__What the exercise asks__: Take the line containing "Write the Altair code for this chart.", the line containing "W, H = 697, 275", and all lines between them, and transcribe them exactly. Leave out pictures.

● ● ● ● ● ● ●

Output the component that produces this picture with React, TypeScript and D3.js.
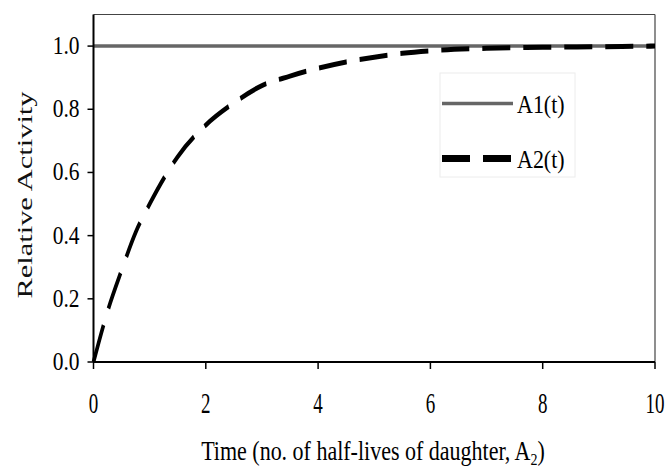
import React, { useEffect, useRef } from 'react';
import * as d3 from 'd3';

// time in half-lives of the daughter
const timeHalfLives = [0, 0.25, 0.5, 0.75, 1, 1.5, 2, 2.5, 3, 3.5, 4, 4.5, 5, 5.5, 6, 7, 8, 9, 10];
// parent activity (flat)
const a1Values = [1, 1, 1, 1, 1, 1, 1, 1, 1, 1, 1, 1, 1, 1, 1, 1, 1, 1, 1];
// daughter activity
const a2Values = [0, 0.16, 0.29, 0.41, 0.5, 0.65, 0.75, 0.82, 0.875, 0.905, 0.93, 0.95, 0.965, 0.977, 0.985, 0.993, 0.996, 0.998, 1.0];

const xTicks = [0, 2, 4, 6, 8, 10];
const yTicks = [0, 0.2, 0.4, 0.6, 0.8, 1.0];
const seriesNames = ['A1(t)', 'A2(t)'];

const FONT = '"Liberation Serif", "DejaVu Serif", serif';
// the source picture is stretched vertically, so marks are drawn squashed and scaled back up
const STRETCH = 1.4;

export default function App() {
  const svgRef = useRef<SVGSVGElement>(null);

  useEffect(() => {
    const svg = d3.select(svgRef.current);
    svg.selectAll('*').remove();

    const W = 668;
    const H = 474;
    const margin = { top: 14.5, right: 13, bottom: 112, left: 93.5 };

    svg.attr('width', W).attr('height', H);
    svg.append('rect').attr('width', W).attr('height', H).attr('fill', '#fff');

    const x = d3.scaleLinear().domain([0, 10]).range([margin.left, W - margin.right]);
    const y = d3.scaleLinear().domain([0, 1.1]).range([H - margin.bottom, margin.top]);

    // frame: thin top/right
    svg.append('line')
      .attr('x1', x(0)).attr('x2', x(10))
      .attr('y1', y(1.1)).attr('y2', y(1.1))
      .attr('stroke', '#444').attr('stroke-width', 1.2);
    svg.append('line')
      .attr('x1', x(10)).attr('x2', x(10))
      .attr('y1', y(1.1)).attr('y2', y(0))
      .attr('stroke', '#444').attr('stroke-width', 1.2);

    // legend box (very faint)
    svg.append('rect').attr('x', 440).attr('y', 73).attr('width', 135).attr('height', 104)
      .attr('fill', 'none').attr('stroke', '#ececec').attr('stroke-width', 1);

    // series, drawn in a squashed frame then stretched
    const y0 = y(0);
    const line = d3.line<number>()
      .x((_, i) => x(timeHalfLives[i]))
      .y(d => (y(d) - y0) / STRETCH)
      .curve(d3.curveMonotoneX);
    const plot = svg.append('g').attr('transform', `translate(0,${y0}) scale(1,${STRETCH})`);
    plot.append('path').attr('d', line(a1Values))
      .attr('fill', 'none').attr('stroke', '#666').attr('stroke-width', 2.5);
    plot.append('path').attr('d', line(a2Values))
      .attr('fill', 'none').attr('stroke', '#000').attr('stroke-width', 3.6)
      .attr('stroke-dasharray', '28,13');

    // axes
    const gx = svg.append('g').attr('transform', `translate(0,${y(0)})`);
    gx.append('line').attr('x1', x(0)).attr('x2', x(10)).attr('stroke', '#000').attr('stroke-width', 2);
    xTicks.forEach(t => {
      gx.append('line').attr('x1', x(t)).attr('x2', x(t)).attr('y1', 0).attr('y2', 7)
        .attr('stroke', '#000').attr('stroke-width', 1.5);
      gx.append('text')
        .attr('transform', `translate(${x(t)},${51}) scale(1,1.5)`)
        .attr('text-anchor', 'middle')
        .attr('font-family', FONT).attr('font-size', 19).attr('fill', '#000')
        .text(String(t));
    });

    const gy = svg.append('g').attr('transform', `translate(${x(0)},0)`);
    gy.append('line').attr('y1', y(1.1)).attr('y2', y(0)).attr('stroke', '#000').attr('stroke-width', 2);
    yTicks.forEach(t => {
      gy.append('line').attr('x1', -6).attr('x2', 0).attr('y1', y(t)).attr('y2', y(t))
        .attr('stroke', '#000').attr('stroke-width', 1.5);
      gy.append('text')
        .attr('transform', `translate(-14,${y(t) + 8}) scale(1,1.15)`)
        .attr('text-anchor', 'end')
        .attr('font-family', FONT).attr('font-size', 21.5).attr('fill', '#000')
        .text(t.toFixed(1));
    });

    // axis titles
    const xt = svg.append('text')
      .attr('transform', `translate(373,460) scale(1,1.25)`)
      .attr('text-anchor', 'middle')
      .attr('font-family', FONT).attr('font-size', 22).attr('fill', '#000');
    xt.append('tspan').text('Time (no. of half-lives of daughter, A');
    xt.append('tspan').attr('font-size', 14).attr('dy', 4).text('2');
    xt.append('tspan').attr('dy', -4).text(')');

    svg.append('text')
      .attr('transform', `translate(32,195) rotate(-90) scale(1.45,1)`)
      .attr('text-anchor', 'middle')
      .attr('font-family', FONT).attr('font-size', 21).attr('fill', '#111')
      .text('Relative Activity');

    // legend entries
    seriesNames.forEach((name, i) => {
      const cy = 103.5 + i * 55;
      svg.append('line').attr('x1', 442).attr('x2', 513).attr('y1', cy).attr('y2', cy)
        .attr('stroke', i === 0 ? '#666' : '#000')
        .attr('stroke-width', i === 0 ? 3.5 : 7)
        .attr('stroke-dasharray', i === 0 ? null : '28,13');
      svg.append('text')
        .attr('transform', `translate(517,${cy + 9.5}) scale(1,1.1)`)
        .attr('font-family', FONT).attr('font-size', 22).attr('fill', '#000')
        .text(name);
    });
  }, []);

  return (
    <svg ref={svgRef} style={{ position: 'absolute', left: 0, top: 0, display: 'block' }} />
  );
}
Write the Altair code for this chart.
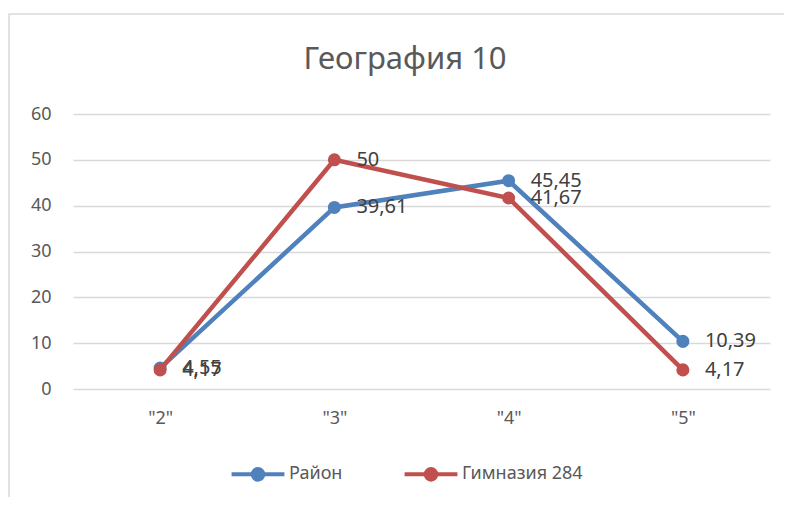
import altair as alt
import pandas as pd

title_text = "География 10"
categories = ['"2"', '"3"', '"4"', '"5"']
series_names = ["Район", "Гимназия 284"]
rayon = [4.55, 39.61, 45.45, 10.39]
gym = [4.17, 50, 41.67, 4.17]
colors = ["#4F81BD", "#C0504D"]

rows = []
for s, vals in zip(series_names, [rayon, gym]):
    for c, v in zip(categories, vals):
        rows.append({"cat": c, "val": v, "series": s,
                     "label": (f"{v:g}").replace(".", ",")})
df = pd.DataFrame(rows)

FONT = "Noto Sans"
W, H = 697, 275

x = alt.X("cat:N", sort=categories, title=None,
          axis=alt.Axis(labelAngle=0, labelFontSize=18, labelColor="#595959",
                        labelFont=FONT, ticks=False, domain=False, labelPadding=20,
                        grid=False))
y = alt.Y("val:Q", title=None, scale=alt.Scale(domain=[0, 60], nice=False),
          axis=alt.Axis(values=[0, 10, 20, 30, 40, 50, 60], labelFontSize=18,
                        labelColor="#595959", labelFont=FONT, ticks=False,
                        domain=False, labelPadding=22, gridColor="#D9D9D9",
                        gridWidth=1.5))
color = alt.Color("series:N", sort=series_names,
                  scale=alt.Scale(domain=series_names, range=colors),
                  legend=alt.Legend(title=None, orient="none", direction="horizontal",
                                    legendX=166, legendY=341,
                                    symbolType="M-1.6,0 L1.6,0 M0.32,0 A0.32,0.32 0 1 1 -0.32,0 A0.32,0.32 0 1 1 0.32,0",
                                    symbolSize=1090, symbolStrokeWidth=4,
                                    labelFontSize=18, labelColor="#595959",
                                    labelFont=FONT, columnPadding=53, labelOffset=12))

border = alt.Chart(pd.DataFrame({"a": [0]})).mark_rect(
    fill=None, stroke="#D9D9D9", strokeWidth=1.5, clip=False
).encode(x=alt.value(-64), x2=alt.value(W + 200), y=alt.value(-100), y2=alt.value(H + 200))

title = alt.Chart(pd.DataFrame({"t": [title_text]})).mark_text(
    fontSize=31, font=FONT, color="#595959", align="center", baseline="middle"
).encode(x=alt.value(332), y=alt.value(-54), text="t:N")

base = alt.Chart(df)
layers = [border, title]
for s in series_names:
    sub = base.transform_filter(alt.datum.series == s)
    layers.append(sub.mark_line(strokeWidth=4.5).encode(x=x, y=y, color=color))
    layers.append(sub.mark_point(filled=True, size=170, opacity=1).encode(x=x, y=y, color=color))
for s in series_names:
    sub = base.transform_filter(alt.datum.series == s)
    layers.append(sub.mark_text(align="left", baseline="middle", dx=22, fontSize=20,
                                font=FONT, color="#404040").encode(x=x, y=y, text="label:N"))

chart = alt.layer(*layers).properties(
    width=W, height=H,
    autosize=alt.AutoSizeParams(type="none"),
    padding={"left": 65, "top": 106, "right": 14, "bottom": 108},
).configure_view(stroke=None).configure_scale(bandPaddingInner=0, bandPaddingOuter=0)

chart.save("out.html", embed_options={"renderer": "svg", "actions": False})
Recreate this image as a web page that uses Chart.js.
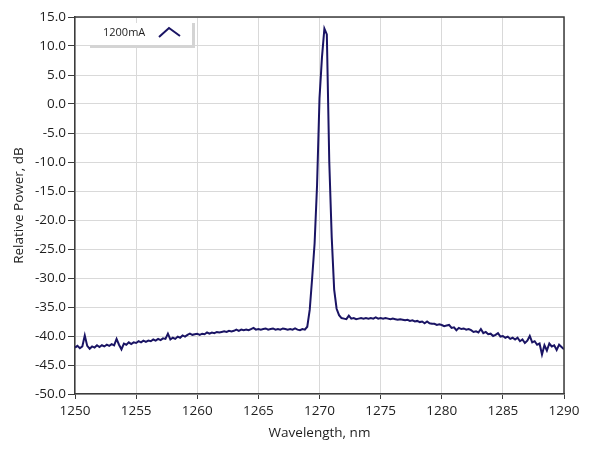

● ● ● ● ● ● ●

__Complete answer__:
Write the Altair code for this chart.
import altair as alt
import pandas as pd

title_text = "География 10"
categories = ['"2"', '"3"', '"4"', '"5"']
series_names = ["Район", "Гимназия 284"]
rayon = [4.55, 39.61, 45.45, 10.39]
gym = [4.17, 50, 41.67, 4.17]
colors = ["#4F81BD", "#C0504D"]

rows = []
for s, vals in zip(series_names, [rayon, gym]):
    for c, v in zip(categories, vals):
        rows.append({"cat": c, "val": v, "series": s,
                     "label": (f"{v:g}").replace(".", ",")})
df = pd.DataFrame(rows)

FONT = "Noto Sans"
W, H = 697, 275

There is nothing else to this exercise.